L’analyse du contrôle et de la communication dans les êtres vivants et les machines (nommée Cybernétique par Norbert Wiener en 1948) a établi ses concepts à partir de la théorie des asservissements et des régulations appliquée aux dispositifs à information dégagée, explicite; mais la même analyse peut s’appliquer aux ustensiles et appareils présentant une auto-corrélation entre des fonctions d’information engagée, généralement plus anciens, comme les lampes et appareils à combustion.

(Simondon, 1968, p.94)
Pour ne pas conclure

Voilà, mon propos n’est pas d’opposer la culture « classique », institutionnalisée et la culture technique, mais bien de montrer qu’il y a un manque de considération des objets et systèmes techniques en niant leur valeur culturelle.

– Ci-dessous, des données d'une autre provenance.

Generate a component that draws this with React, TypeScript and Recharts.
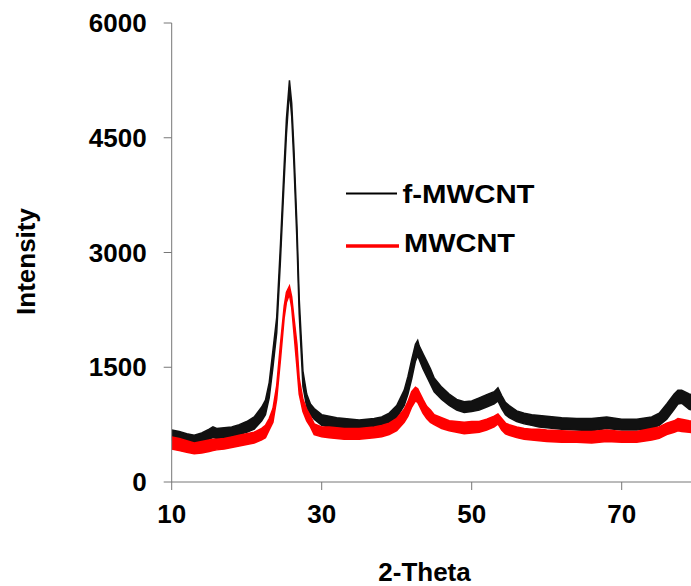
import React from 'react';
import { ComposedChart, Area, XAxis, YAxis, Label } from 'recharts';

// 2-theta positions (deg)
const twoTheta = [
  10, 11, 12, 13, 14, 15, 15.5, 16, 17, 18, 19, 20, 21, 22, 22.5, 23, 23.5, 24, 24.5, 25,
  25.3, 25.7, 26, 26.3, 26.7, 27, 27.5, 28, 28.5, 29, 30, 31, 32, 33, 34, 35, 36, 37, 38, 39,
  40, 41, 41.5, 42, 42.5, 42.8, 43, 43.5, 44, 44.5, 45, 46, 47, 48, 49, 50, 51, 52, 53, 53.5,
  54, 54.5, 55, 56, 57, 58, 59, 60, 62, 64, 66, 68, 70, 72, 74, 75, 76, 77, 77.5, 78, 79, 80,
];

// f-MWCNT: lower / upper edge of the noisy trace
const fLow = [
  550, 530, 510, 510, 530, 560, 580, 570, 580, 590, 620, 650, 690, 800, 880, 1100, 1500, 1950, 2900, 3950,
  4550, 5120, 4780, 4150, 3150, 2200, 1250, 980, 880, 820, 740, 720, 700, 690, 690, 680, 690, 700, 720, 770,
  840, 1000, 1150, 1350, 1580, 1650, 1600, 1480, 1380, 1280, 1180, 1080, 1000, 940, 910, 920, 940, 980, 1020, 1060,
  960, 880, 840, 790, 760, 740, 720, 710, 690, 680, 670, 700, 680, 680, 700, 740, 820, 950, 1020, 1030, 950, 930,
];
const fHigh = [
  680, 660, 630, 610, 640, 690, 720, 700, 710, 720, 750, 790, 850, 980, 1070, 1300, 1720, 2150, 3100, 4150,
  4750, 5250, 4950, 4350, 3350, 2400, 1450, 1150, 1020, 960, 880, 860, 840, 830, 820, 810, 820, 830, 850, 900,
  1000, 1200, 1380, 1600, 1800, 1850, 1780, 1680, 1580, 1480, 1360, 1240, 1150, 1080, 1050, 1060, 1100, 1140, 1180, 1230,
  1130, 1040, 1000, 930, 900, 880, 870, 860, 840, 830, 830, 850, 820, 820, 850, 900, 1020, 1150, 1200, 1200, 1150, 1130,
];

// MWCNT: lower / upper edge of the noisy trace
const mLow = [
  430, 410, 390, 370, 380, 400, 410, 420, 430, 450, 470, 490, 510, 550, 580, 680, 780, 1080, 1600, 2150,
  2350, 2450, 2280, 1950, 1500, 1150, 920, 800, 720, 620, 590, 580, 570, 560, 560, 560, 570, 580, 590, 620,
  670, 780, 860, 980, 1060, 1040, 1000, 900, 830, 780, 750, 700, 670, 650, 630, 640, 650, 680, 720, 760,
  680, 630, 610, 580, 560, 550, 540, 530, 520, 520, 510, 530, 520, 520, 550, 570, 620, 650, 670, 660, 650, 640,
];
const mHigh = [
  590, 570, 540, 510, 530, 550, 560, 560, 570, 590, 610, 630, 650, 700, 740, 830, 960, 1260, 1800, 2300,
  2480, 2560, 2420, 2150, 1800, 1350, 1080, 950, 860, 760, 720, 720, 710, 700, 700, 700, 710, 720, 740, 770,
  830, 950, 1050, 1180, 1240, 1220, 1180, 1080, 990, 940, 880, 840, 800, 790, 780, 790, 790, 820, 860, 890,
  830, 770, 750, 720, 700, 690, 690, 680, 670, 660, 660, 680, 660, 660, 700, 720, 770, 800, 830, 820, 800, 790,
];

const xTicks = [10, 30, 50, 70];
const yTicks = [0, 1500, 3000, 4500, 6000];
const seriesNames = ['f-MWCNT', 'MWCNT'];

const data = twoTheta.map((x, i) => ({
  x,
  f: [fLow[i], fHigh[i]],
  m: [mLow[i], mHigh[i]],
}));

const FONT = '"Liberation Sans", Arial, sans-serif';
const tickStyle = { fontFamily: FONT, fontSize: 26, fontWeight: 700, fill: '#000' };

export default function App() {
  return (
    <div
      style={{
        position: 'fixed',
        left: 0,
        top: 0,
        width: 691,
        height: 586,
        overflow: 'hidden',
        background: '#fff',
      }}
    >
      <ComposedChart width={700} height={586} data={data} margin={{ top: 23, right: 3.3, bottom: 0, left: 0 }}>
        <XAxis
          dataKey="x"
          type="number"
          domain={[10, 80]}
          ticks={xTicks}
          allowDataOverflow
          height={104}
          tickSize={8}
          tickMargin={15}
          stroke="#777"
          tick={tickStyle}
        >
          <Label
            content={() => (
              <text x={424.5} y={581} textAnchor="middle" style={tickStyle}>
                2-Theta
              </text>
            )}
          />
        </XAxis>
        <YAxis
          type="number"
          domain={[0, 6000]}
          ticks={yTicks}
          width={171.7}
          tickSize={8}
          tickMargin={17}
          stroke="#777"
          tick={tickStyle}
        >
          <Label
            content={() => (
              <text
                x={35}
                y={261.5}
                textAnchor="middle"
                transform="rotate(-90, 35, 261.5)"
                style={tickStyle}
              >
                Intensity
              </text>
            )}
          />
        </YAxis>
        <Area
          type="linear"
          dataKey="f"
          name={seriesNames[0]}
          stroke="#111"
          strokeWidth={1.5}
          fill="#111"
          fillOpacity={1}
          dot={false}
          activeDot={false}
          isAnimationActive={false}
        />
        <Area
          type="linear"
          dataKey="m"
          name={seriesNames[1]}
          stroke="#f00"
          strokeWidth={1.5}
          fill="#f00"
          fillOpacity={1}
          dot={false}
          activeDot={false}
          isAnimationActive={false}
        />
      </ComposedChart>
      <svg
        width={691}
        height={586}
        style={{ position: 'absolute', left: 0, top: 0, pointerEvents: 'none' }}
      >
        <line x1={346} x2={397} y1={193.5} y2={193.5} stroke="#000" strokeWidth={2} />
        <text x={402.5} y={203} textLength={132} lengthAdjust="spacingAndGlyphs" style={tickStyle}>
          {seriesNames[0]}
        </text>
        <line x1={346} x2={399} y1={246} y2={246} stroke="#f00" strokeWidth={3.5} />
        <text x={404} y={252} textLength={111} lengthAdjust="spacingAndGlyphs" style={tickStyle}>
          {seriesNames[1]}
        </text>
      </svg>
    </div>
  );
}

La ringardisation des objets techniques est, sans doute, la conséquence d’un innovationnisme consumériste où l’objet est d’abord un objet de consommation, périssable avant d’être le vu comme le fruit du génie humain avec le respect que cela impose. La remarque sur les lampes à huile est d’ailleurs mobilisée comme un moyen rhétorique pour opposer la modernitude de la 5G à la ringardise supposée de ses opposants. Ce qui est amusant, c’est que ce faux dilemme est, d’ailleurs, lui-même d’un profond archaïsme puis qu’il reprend, trait pour trait, les termes du discours anti-Luddite de la fin du XVIIIe siècle. En ne proposant que deux alternatives « être moderne » ou pas, il clôt tous les débats possibles de citoyenneté technologique et de pensée critique ou argumentée sur l’intérêt de la montée en puissance de la 5G.

J’espère avoir convaincu le lecteur de la nécessité de voir le fait technique comme une composante entière de la culture. J’espère également vous avoir fait pressentir que cette minoration de la nature culturelle de la technique est préjudiciable à une réflexion sereine sur la citoyenneté technique ( dont la citoyenneté numérique n’est qu’une composante).

Bien entendu, vous avez le droit de ne pas être d’accord

Bibliographie


Jarrige, F. (2016). Technocritiques : Du refus des machines à la contestation des technosciences. La Découverte.

Simondon, G. (1968). L’invention dans les techniques : Cours et conférences. Seuil.